THE TASK:
Look through the data below and output, unchanged, every line from the one holding "Convert this diagram to TikZ code." through the one holding "(merge3) at (366,1019);", inclusive. Skip the pictures.

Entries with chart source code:
:::::

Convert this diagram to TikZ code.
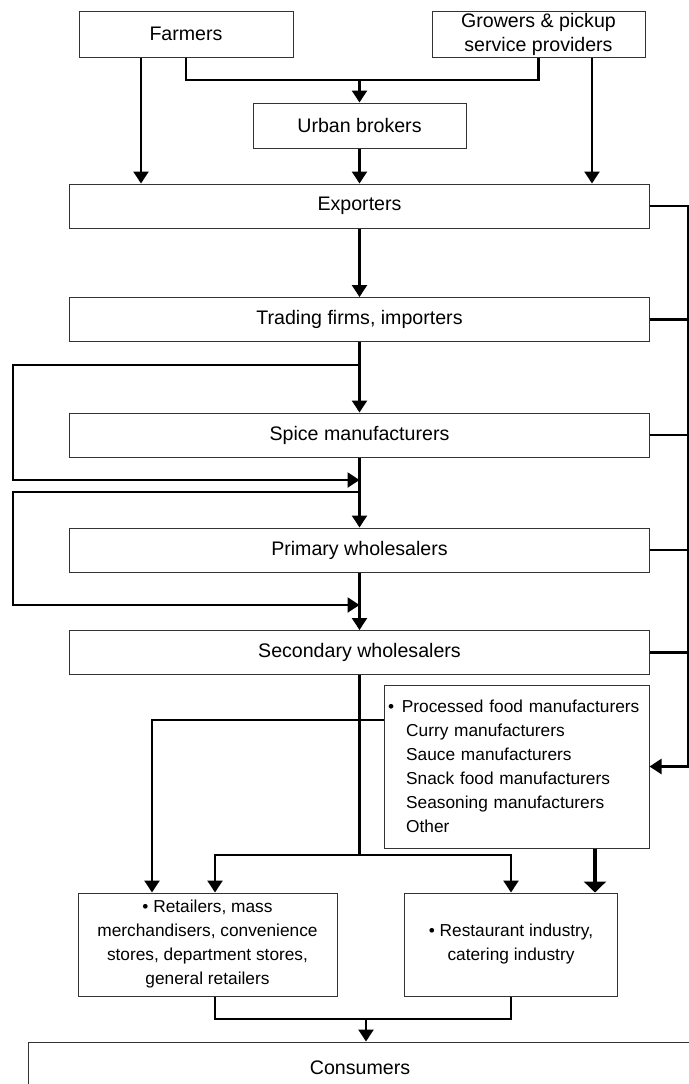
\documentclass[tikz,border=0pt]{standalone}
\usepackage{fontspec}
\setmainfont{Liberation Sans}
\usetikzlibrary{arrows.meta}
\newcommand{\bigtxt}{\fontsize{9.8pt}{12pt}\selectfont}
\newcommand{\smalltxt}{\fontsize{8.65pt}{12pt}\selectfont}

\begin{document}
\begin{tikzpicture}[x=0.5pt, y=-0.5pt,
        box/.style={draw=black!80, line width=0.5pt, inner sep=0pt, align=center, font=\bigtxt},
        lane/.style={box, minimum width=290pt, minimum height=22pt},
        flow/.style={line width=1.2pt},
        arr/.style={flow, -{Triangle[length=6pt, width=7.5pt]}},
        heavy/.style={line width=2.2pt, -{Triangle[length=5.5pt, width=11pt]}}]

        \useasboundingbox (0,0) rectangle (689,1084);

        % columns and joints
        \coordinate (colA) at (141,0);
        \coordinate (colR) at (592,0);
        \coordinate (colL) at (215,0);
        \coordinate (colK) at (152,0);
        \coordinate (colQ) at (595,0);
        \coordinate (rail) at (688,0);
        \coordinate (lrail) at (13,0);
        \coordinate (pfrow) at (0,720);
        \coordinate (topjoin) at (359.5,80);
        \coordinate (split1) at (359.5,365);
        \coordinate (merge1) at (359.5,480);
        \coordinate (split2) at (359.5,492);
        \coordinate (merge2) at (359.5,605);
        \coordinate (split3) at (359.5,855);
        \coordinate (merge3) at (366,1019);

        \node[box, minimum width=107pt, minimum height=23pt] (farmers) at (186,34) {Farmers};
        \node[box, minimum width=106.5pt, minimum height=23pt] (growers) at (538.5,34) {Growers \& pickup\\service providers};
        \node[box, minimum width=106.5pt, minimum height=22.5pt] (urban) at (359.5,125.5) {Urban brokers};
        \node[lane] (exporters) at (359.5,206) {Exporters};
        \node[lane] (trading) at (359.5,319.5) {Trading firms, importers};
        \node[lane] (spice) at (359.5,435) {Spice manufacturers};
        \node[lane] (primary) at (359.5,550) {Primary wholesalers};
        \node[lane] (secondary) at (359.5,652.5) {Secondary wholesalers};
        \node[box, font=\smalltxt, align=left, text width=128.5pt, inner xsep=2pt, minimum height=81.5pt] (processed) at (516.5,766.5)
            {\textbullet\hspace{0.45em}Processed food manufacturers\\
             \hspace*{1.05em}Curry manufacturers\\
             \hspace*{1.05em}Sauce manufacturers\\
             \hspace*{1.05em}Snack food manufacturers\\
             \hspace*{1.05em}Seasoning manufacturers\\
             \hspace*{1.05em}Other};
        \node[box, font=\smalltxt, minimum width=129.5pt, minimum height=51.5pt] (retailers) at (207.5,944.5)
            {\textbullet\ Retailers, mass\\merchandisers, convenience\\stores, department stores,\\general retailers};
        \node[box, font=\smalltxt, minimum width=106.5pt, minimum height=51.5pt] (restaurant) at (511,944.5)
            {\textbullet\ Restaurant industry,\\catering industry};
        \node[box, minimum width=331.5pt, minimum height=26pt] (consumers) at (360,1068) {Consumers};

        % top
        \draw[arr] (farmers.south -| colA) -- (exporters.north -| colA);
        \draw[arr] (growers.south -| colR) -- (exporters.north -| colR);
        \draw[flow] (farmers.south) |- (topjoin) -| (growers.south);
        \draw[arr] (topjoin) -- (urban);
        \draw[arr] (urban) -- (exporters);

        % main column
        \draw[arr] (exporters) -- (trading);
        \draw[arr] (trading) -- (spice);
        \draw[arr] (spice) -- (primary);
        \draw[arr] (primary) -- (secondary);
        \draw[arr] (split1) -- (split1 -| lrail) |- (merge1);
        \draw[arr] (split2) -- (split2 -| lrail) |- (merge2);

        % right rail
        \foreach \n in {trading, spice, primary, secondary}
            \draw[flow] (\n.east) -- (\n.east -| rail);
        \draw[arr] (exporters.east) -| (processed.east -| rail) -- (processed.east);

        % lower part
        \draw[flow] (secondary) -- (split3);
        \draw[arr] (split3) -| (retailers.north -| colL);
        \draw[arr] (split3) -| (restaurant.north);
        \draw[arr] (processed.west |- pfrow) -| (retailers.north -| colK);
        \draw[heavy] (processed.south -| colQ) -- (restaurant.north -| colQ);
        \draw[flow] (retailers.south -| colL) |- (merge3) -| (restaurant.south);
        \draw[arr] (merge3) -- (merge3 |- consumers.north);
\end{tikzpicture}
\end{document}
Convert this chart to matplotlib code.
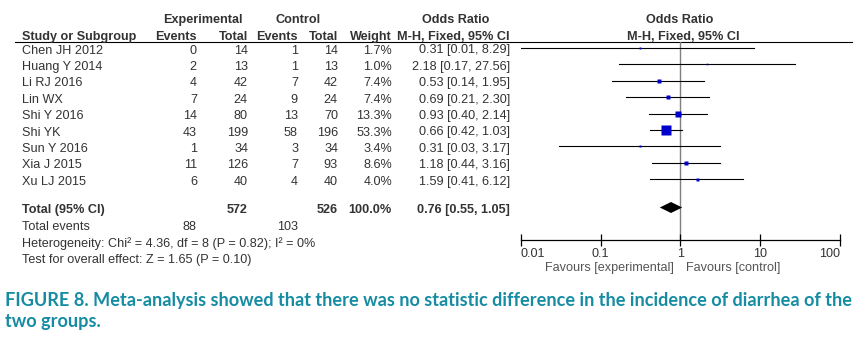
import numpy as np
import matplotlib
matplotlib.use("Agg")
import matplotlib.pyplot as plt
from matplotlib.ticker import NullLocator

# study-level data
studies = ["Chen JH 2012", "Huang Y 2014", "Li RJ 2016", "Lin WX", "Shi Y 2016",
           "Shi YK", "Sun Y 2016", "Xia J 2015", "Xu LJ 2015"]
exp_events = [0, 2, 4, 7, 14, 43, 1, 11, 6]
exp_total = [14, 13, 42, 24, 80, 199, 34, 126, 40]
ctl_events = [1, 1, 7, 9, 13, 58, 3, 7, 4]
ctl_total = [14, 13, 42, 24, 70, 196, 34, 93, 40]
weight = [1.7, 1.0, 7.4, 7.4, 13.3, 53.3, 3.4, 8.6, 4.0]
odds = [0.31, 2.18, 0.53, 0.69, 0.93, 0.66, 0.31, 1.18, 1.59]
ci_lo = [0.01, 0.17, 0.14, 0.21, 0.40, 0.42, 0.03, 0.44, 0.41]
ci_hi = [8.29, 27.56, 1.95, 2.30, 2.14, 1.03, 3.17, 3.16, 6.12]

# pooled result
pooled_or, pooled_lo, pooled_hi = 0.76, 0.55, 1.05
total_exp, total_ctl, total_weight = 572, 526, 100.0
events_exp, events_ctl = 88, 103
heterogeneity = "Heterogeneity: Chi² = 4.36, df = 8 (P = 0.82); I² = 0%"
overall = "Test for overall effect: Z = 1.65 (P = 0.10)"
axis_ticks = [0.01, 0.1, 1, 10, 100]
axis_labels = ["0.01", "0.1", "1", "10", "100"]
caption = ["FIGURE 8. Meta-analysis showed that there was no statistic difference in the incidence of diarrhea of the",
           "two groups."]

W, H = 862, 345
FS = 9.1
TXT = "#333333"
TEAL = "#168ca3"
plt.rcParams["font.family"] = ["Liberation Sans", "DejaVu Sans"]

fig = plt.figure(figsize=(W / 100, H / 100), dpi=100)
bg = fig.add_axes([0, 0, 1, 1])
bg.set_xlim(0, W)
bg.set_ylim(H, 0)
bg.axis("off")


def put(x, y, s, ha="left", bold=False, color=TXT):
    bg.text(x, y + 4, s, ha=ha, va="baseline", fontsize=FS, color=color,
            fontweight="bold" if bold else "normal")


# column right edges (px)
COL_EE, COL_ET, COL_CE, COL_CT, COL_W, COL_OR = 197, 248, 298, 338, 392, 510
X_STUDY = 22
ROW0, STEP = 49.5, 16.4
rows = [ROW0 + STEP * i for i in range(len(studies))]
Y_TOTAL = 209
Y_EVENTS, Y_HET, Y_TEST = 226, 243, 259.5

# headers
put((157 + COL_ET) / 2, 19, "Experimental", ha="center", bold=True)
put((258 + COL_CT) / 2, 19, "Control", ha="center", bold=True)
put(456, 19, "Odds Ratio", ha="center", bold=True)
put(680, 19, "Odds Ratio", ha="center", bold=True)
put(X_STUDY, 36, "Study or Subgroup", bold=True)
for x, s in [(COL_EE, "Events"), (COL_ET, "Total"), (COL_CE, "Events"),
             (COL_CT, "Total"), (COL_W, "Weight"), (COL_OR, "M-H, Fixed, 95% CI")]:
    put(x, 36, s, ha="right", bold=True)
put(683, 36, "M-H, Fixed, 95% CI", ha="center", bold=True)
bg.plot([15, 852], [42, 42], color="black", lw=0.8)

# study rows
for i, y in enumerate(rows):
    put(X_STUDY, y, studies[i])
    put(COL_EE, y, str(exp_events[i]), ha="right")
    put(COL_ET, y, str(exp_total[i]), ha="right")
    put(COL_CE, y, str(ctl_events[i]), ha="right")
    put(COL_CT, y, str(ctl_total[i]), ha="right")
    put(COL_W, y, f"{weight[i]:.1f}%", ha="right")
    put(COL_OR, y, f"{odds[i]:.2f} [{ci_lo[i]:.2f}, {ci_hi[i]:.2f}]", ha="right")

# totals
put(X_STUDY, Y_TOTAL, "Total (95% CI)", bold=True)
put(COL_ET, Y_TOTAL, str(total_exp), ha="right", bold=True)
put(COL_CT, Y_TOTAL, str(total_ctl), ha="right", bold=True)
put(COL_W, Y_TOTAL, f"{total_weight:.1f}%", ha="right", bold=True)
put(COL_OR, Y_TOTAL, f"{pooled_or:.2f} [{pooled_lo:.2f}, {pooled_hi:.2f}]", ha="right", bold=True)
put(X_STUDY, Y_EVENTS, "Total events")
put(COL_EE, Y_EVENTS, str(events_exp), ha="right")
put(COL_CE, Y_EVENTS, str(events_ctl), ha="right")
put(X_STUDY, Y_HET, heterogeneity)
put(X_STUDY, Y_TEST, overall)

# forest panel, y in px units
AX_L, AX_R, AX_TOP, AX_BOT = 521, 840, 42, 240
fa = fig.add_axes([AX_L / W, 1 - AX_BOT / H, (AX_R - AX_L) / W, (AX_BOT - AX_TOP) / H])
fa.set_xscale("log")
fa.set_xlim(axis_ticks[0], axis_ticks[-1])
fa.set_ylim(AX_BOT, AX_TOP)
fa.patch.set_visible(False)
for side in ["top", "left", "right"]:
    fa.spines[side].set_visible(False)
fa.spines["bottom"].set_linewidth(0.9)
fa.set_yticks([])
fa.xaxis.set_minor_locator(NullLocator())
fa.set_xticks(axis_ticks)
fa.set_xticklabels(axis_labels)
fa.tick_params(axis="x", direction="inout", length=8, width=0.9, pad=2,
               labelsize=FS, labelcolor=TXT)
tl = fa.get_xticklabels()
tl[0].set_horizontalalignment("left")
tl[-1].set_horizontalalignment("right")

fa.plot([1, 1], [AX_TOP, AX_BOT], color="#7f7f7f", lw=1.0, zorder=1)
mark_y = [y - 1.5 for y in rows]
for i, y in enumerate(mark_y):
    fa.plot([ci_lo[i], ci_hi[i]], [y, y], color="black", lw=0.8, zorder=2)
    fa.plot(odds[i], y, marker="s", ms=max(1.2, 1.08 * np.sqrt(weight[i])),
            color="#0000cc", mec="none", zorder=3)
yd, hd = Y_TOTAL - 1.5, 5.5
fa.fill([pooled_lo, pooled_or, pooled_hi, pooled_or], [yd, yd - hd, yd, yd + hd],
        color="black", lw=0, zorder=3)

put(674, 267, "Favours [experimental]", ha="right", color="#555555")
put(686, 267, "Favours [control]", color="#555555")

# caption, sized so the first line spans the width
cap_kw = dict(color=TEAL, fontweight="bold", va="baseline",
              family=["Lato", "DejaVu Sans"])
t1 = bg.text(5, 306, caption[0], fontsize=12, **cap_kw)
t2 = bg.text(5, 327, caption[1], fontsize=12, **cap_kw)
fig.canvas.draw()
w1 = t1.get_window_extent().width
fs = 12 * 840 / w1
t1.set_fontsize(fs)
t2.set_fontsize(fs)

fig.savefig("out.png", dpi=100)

:::::

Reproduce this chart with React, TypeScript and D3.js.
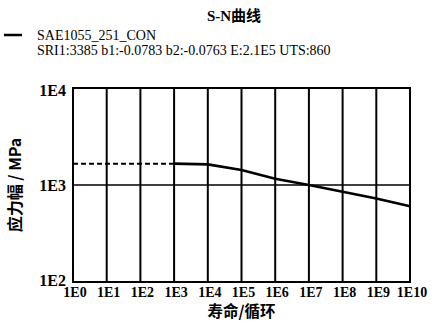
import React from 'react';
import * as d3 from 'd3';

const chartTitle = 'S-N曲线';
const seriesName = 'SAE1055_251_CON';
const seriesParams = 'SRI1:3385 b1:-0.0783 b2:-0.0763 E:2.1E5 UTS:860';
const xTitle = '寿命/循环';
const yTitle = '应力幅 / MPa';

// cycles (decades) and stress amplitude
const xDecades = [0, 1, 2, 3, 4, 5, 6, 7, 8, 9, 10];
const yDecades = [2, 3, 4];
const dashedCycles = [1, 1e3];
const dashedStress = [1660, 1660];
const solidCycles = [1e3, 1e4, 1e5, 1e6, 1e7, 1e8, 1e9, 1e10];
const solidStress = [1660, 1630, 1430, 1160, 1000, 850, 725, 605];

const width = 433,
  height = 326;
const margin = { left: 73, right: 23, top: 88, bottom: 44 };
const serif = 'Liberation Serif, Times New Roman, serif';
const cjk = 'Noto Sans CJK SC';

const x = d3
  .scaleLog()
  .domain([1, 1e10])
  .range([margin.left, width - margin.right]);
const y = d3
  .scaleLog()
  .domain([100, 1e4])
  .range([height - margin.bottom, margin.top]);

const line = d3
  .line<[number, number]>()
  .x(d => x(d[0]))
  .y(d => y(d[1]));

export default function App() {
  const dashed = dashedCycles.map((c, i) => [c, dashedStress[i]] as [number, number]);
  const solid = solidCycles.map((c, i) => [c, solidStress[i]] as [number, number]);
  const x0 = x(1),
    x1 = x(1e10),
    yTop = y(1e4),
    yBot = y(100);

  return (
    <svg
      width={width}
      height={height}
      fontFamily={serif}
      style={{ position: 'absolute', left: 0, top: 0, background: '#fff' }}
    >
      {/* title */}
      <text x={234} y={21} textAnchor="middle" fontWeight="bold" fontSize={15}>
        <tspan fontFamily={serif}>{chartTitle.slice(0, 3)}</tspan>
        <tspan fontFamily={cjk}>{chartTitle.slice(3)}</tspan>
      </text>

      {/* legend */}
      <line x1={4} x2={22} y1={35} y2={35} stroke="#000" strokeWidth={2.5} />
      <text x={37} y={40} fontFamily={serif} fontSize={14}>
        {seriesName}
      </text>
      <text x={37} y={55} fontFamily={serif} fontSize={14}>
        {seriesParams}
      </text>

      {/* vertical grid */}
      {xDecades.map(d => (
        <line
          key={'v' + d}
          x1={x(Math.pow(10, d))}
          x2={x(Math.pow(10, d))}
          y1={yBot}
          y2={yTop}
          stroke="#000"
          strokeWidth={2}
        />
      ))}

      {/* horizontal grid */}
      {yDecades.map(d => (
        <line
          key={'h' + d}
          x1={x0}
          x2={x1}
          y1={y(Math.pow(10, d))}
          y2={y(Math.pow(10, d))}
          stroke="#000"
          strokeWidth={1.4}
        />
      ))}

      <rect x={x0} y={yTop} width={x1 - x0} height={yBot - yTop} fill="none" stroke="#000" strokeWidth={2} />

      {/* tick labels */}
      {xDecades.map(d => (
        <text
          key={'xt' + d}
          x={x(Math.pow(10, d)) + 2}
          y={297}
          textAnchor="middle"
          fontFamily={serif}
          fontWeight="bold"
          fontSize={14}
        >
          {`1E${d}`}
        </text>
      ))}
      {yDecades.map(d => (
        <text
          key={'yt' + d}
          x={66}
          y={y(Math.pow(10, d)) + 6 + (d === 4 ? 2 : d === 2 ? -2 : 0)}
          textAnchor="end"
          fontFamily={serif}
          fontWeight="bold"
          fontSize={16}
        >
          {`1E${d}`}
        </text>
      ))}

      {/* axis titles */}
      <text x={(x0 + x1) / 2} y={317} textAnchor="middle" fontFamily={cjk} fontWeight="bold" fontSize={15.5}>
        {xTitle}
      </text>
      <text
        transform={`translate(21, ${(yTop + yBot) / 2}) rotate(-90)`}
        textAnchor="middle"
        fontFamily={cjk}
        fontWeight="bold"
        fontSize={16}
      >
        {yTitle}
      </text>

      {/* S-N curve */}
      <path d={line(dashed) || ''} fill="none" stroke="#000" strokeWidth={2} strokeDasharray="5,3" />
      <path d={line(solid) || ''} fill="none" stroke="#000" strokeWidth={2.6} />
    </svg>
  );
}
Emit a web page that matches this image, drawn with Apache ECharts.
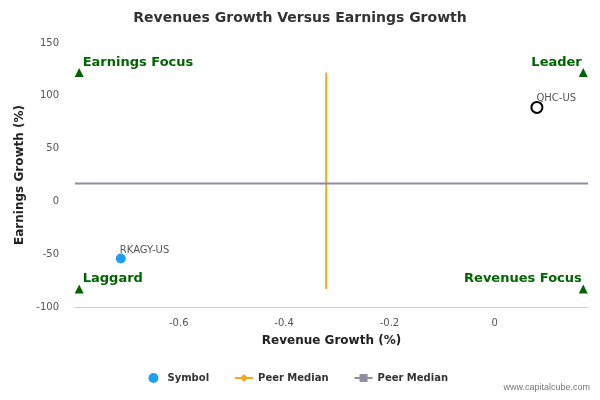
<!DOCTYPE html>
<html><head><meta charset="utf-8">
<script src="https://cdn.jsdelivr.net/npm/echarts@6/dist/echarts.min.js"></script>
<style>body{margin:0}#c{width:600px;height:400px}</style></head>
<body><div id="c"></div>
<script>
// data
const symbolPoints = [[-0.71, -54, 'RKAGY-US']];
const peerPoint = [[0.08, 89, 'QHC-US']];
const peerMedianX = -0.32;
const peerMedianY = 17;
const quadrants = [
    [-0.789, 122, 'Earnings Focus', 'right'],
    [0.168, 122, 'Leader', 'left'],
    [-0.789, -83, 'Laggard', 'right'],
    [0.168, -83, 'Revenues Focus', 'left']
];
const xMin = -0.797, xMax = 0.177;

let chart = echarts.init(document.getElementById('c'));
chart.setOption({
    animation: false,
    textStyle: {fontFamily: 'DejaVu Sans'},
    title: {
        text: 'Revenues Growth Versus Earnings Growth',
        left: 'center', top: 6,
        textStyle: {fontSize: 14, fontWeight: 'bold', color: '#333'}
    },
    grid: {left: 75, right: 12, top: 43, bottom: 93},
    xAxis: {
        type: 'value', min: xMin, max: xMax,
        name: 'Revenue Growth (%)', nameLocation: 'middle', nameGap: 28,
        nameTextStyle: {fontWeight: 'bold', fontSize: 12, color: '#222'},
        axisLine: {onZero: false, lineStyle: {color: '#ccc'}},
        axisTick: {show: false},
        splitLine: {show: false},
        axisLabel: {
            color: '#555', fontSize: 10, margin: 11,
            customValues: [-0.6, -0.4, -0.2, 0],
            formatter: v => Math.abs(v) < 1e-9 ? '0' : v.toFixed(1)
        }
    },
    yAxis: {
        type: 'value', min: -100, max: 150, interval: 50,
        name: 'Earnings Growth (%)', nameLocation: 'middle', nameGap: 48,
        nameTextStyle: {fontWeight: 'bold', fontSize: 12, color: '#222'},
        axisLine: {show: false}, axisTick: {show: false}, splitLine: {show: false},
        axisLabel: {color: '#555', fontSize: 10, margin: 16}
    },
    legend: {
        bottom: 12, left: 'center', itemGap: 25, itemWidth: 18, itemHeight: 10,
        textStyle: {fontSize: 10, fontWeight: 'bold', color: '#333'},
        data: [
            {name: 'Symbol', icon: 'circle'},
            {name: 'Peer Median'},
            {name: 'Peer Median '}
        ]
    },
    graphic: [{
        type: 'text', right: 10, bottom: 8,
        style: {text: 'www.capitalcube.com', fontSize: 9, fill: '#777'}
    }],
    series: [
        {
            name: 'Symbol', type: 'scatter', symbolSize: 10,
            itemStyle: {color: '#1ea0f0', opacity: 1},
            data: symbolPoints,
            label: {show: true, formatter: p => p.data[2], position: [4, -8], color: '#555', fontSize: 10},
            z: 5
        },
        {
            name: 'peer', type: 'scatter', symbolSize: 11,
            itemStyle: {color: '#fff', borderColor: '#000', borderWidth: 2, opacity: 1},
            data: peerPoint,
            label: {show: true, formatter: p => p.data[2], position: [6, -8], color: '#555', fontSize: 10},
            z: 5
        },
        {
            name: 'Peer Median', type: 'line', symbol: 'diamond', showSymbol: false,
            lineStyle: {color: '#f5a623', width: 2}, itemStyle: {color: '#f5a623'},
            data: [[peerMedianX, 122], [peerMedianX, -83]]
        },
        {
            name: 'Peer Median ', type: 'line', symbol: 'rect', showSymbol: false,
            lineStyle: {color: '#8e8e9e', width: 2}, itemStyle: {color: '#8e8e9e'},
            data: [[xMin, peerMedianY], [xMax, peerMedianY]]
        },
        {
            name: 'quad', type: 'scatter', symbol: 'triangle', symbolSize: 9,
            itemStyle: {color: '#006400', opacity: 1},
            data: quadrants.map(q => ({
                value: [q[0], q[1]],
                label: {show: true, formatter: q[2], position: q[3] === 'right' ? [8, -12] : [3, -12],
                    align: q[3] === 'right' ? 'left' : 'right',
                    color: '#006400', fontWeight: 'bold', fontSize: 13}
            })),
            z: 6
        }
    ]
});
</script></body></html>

:::::

COMPLETE RESPONSE:
Convert this diagram to TikZ code.
\documentclass[tikz,border=0pt]{standalone}
\usepackage{fontspec}
\setmainfont{Liberation Sans}
\usetikzlibrary{arrows.meta}
\newcommand{\bigtxt}{\fontsize{9.8pt}{12pt}\selectfont}
\newcommand{\smalltxt}{\fontsize{8.65pt}{12pt}\selectfont}

\begin{document}
\begin{tikzpicture}[x=0.5pt, y=-0.5pt,
        box/.style={draw=black!80, line width=0.5pt, inner sep=0pt, align=center, font=\bigtxt},
        lane/.style={box, minimum width=290pt, minimum height=22pt},
        flow/.style={line width=1.2pt},
        arr/.style={flow, -{Triangle[length=6pt, width=7.5pt]}},
        heavy/.style={line width=2.2pt, -{Triangle[length=5.5pt, width=11pt]}}]

        \useasboundingbox (0,0) rectangle (689,1084);

        % columns and joints
        \coordinate (colA) at (141,0);
        \coordinate (colR) at (592,0);
        \coordinate (colL) at (215,0);
        \coordinate (colK) at (152,0);
        \coordinate (colQ) at (595,0);
        \coordinate (rail) at (688,0);
        \coordinate (lrail) at (13,0);
        \coordinate (pfrow) at (0,720);
        \coordinate (topjoin) at (359.5,80);
        \coordinate (split1) at (359.5,365);
        \coordinate (merge1) at (359.5,480);
        \coordinate (split2) at (359.5,492);
        \coordinate (merge2) at (359.5,605);
        \coordinate (split3) at (359.5,855);
        \coordinate (merge3) at (366,1019);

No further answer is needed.